Investigations on a novel fuel water hyacinth biodiesel and Hydrogen-Powered engine in Dual-Fuel Model: Optimization with I-optimal design and desirability

Jyoti Bora B., Sharma P., Deepanraj B., Ağbulut Ü.

Fuel, vol.345, 2023 (SCI-Expanded) identifier

  • Publication Type: Article / Article
  • Volume: 345
  • Publication Date: 2023
  • Doi Number: 10.1016/j.fuel.2023.128057
  • Journal Name: Fuel
  • Journal Indexes: Science Citation Index Expanded (SCI-EXPANDED), Scopus, Academic Search Premier, PASCAL, Aerospace Database, Biotechnology Research Abstracts, Chemical Abstracts Core, Chimica, Communication Abstracts, Compendex, INSPEC, Metadex, Pollution Abstracts, Civil Engineering Abstracts
  • Keywords: Dual Fuel Engine, Hydrogen, I-optimal design, Injection Pressure, RSM, Water Hyacinth biodiesel
  • Yıldız Technical University Affiliated: No


Hydrogen is one of the most promising green fuels.

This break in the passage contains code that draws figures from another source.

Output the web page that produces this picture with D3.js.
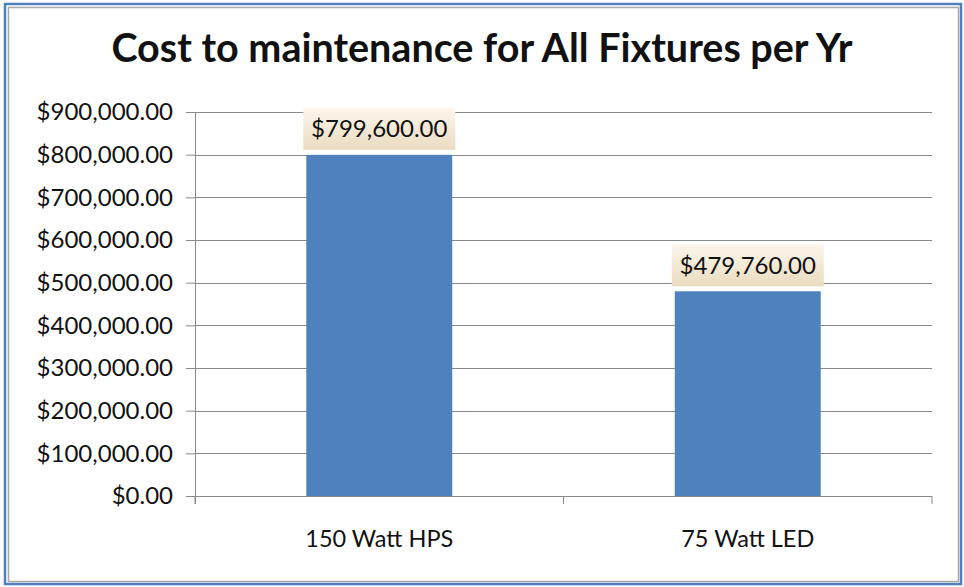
<!doctype html>
<html>
  <head>
    <meta charset="utf-8">
    <title>Cost to maintenance</title>
    <script src="https://d3js.org/d3.v7.min.js"></script>
    <style>
      body { margin: 0; background: #fff; }
      text { font-family: Lato, "Open Sans", sans-serif; fill: #111; }
    </style>
  </head>
  <body>
    <script>
      // data
      var categories = ["150 Watt HPS", "75 Watt LED"];
      var costs = [799600, 479760];
      var yTicks = [0, 100000, 200000, 300000, 400000, 500000, 600000, 700000, 800000, 900000];
      var title = "Cost to maintenance for All Fixtures per Yr";

      var w = 964, h = 587;
      var plotL = 195, plotR = 932, plotT = 112, plotB = 496;

      var svg = d3.select("body").append("svg")
        .attr("width", w)
        .attr("height", h);

      // label gradient
      var grad = svg.append("defs").append("linearGradient")
        .attr("id", "lbl").attr("x1", 0).attr("y1", 0).attr("x2", 0).attr("y2", 1);
      grad.append("stop").attr("offset", "0%").attr("stop-color", "#fcf6ec");
      grad.append("stop").attr("offset", "100%").attr("stop-color", "#eadcc0");

      // frame
      svg.append("rect").attr("x", 5).attr("y", 4).attr("width", 956).attr("height", 580)
        .attr("fill", "#fff").attr("stroke", "#4f81bd").attr("stroke-width", 2.5);
      svg.append("rect").attr("x", 8.5).attr("y", 7.5).attr("width", 950).attr("height", 574)
        .attr("fill", "none").attr("stroke", "#a8a8a8").attr("stroke-width", 1.5);

      var x = d3.scaleBand()
        .domain(categories)
        .range([plotL, plotR])
        .paddingInner(0.604)
        .paddingOuter(0.302);

      var y = d3.scaleLinear()
        .domain([0, 900000])
        .range([plotB, plotT]);

      var money = function(d) { return "$" + d3.format(",.2f")(d); };

      // y axis with gridlines
      var yAxis = svg.append("g")
        .attr("transform", "translate(" + plotL + ",0)")
        .call(d3.axisLeft(y).tickValues(yTicks).tickSize(9).tickPadding(13).tickFormat(money));
      yAxis.select(".domain").remove();
      yAxis.selectAll(".tick line").attr("stroke", "#8a8a8a");
      yAxis.selectAll(".tick text").style("font-size", "24px").attr("fill", "#111");

      svg.append("g").selectAll("line")
        .data(yTicks)
        .enter().append("line")
        .attr("x1", plotL).attr("x2", plotR)
        .attr("y1", function(d) { return Math.round(y(d)) + 0.5; })
        .attr("y2", function(d) { return Math.round(y(d)) + 0.5; })
        .attr("stroke", "#8a8a8a");

      svg.append("line")
        .attr("x1", plotL + 0.5).attr("x2", plotL + 0.5)
        .attr("y1", plotT).attr("y2", plotB + 8)
        .attr("stroke", "#8a8a8a");

      // x axis ticks at band edges
      var edges = [plotL, (plotL + plotR) / 2, plotR];
      svg.append("g").selectAll("line")
        .data(edges)
        .enter().append("line")
        .attr("x1", function(d) { return d; }).attr("x2", function(d) { return d; })
        .attr("y1", plotB).attr("y2", plotB + 8)
        .attr("stroke", "#8a8a8a");

      svg.append("g").selectAll("text")
        .data(categories)
        .enter().append("text")
        .attr("x", function(d) { return x(d) + x.bandwidth() / 2; })
        .attr("y", 547)
        .attr("text-anchor", "middle")
        .style("font-size", "23.5px")
        .text(function(d) { return d; });

      // bars
      svg.append("g").selectAll("rect")
        .data(costs)
        .enter().append("rect")
        .attr("x", function(d, i) { return x(categories[i]); })
        .attr("y", function(d) { return y(d); })
        .attr("width", x.bandwidth())
        .attr("height", function(d) { return plotB - y(d); })
        .attr("fill", "#4f81bd");

      // data labels
      var lbl = svg.append("g").selectAll("g")
        .data(costs)
        .enter().append("g")
        .attr("transform", function(d, i) {
          return "translate(" + (x(categories[i]) + x.bandwidth() / 2) + "," + (y(d) - 26) + ")";
        });
      lbl.append("rect")
        .attr("x", -76).attr("y", -21).attr("width", 152).attr("height", 42)
        .attr("fill", "url(#lbl)");
      lbl.append("text")
        .attr("text-anchor", "middle")
        .attr("dy", "0.35em")
        .style("font-size", "24px")
        .text(money);

      // title
      svg.append("text")
        .attr("x", 482).attr("y", 62)
        .attr("text-anchor", "middle")
        .style("font-size", "39.5px")
        .style("font-weight", "bold")
        .text(title);
    </script>
  </body>
</html>
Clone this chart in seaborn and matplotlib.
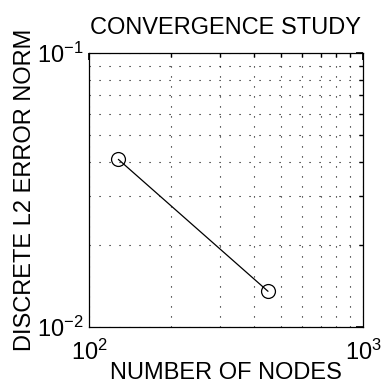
import matplotlib
matplotlib.use("Agg")
import matplotlib.pyplot as plt
import matplotlib.ticker as mticker
import seaborn as sns
import pandas as pd
import numpy as np

nodes = [128, 450]
error = [0.0409, 0.0135]
title = "CONVERGENCE STUDY"
xlabel = "NUMBER OF NODES"
ylabel = "DISCRETE L2 ERROR NORM"

sns.set_theme(style="white")
plt.rcParams['font.family'] = ['Liberation Sans', 'DejaVu Sans']
plt.rcParams['mathtext.fontset'] = 'custom'
plt.rcParams['mathtext.rm'] = 'Liberation Sans'
plt.rcParams['mathtext.it'] = 'Liberation Sans'
plt.rcParams['mathtext.default'] = 'regular'

df = pd.DataFrame({"nodes": nodes, "error": error})

fig = plt.figure(figsize=(3.83, 3.91), dpi=100)
ax = fig.add_axes([89/383, 1 - 327/391, 274/383, 274/391])

sns.lineplot(data=df, x="nodes", y="error", ax=ax, color="black", lw=0.9,
             marker="o", markersize=10, markerfacecolor="none",
             markeredgecolor="black", markeredgewidth=0.9)
ax.set_xscale("log")
ax.set_yscale("log")
ax.set_xlim(100, 1000)
ax.set_ylim(0.01, 0.1)
ax.xaxis.set_minor_formatter(mticker.NullFormatter())
ax.yaxis.set_minor_formatter(mticker.NullFormatter())

ax.grid(True, which="both", linestyle=(0, (1, 8)), color="black", lw=0.8)
for s in ax.spines.values():
    s.set_color("black")
    s.set_linewidth(0.9)

ax.tick_params(which="both", direction="in", top=True, right=True,
               color="black", labelsize=17, labelcolor="black")
ax.tick_params(which="major", length=5)
ax.tick_params(which="minor", length=3)
ax.tick_params(axis="x", which="major", pad=9)
ax.tick_params(axis="y", which="major", pad=4)

ax.set_title(title, fontsize=17, color="black", pad=14)
ax.set_xlabel(xlabel, fontsize=17, color="black", labelpad=-2)
ax.set_ylabel(ylabel, fontsize=17, color="black", labelpad=1)

fig.savefig("out.png", dpi=100, facecolor="white")
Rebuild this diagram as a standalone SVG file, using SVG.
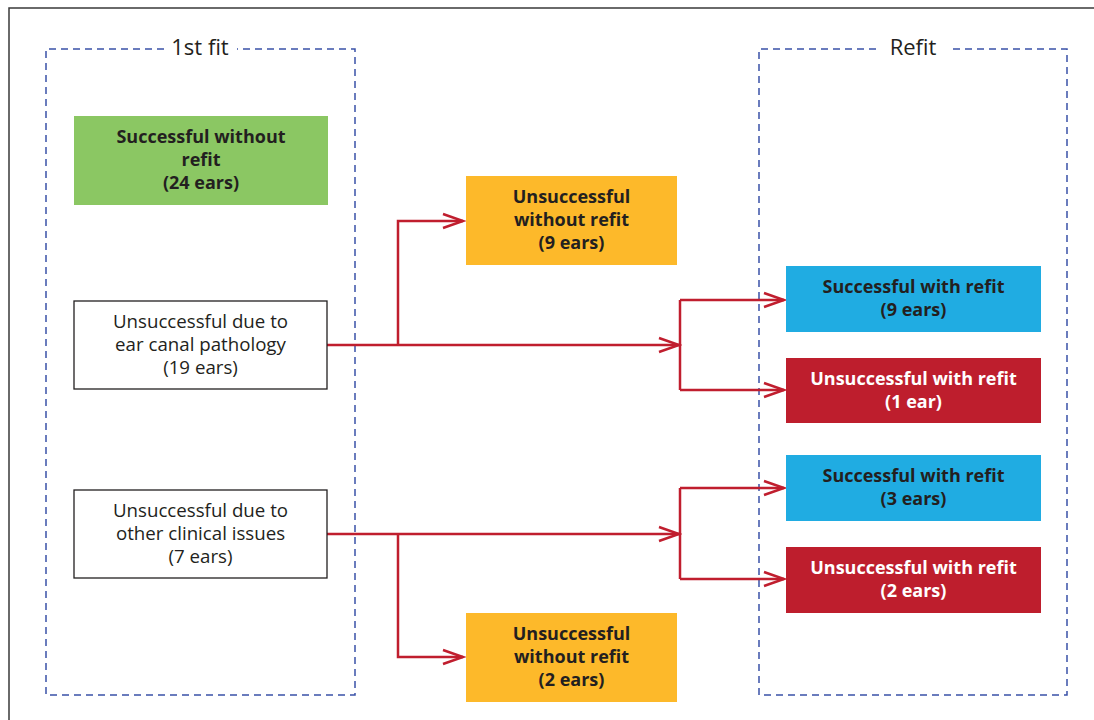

The present study explores the potential of novel water hyacinth biodiesel as pilot fuel as well as investigates the influence of the injection pressure of pilot fuel on the performance of hydrogen running a dual-fuel diesel engine. For experimentation, a 4.8 kW research test engine was considered. Three fuel injection pressure (FIP) of the pilot fuel, namely 220 bar, 240 bar, and 260 bar were considered at a ratio of compression as 17.5 and standard injection timing of 23° before Top Dead Centre (bTDC) for different loading conditions were considered. The peak brake thermal efficiency (BTE) under dual fuel mode (DFM) was observed as 26.77%, 28.11%, and 27.21% for FIP of the pilot fuel of 220 bar, 240 bar, and 260 bar, respectively in comparison to 25.11% for biodiesel mode at 100% load. The maximum drop in carbon monoxide (CO) and hydrocarbon (HC) emissions was found to be 15.48%, and 35.7%, respectively for the FIP of the pilot fuel of 240 bar under DFM in comparison to biodiesel mode. The fall in Oxides of Nitrogen (NOX) emission under DFM was found to be 23.66% for the FIP of the pilot fuel of 220 bar under DFM compared to biodiesel mode. Based on the performance and emission analysis, the optimum FIP of the pilot fuel is found to be 240 bar. For the same FIP, the maximum liquid fuel replacement of 85% was obtained. The experimental study's data were evaluated using analysis of variance (ANOVA) to create models in the form of mathematical expressions for each outcome. The desirability approach was employed to optimize the operating settings for maximum performance while emitting the least amount of emission. According to the desirability-based optimization research, ideal operating conditions were 83.61% engine load and 242 bar FIP, resulting in engine performance of 26.5% of BTE, 80.47% of LFR, and 51.82 bar peak cylinder pressure. The emission levels were 191.19 ppm of NOX, 106.41 ppm of HC, and 130.95 ppm of CO at this setting. A model validation test found that the model-predicted values were within 6% of the observed values.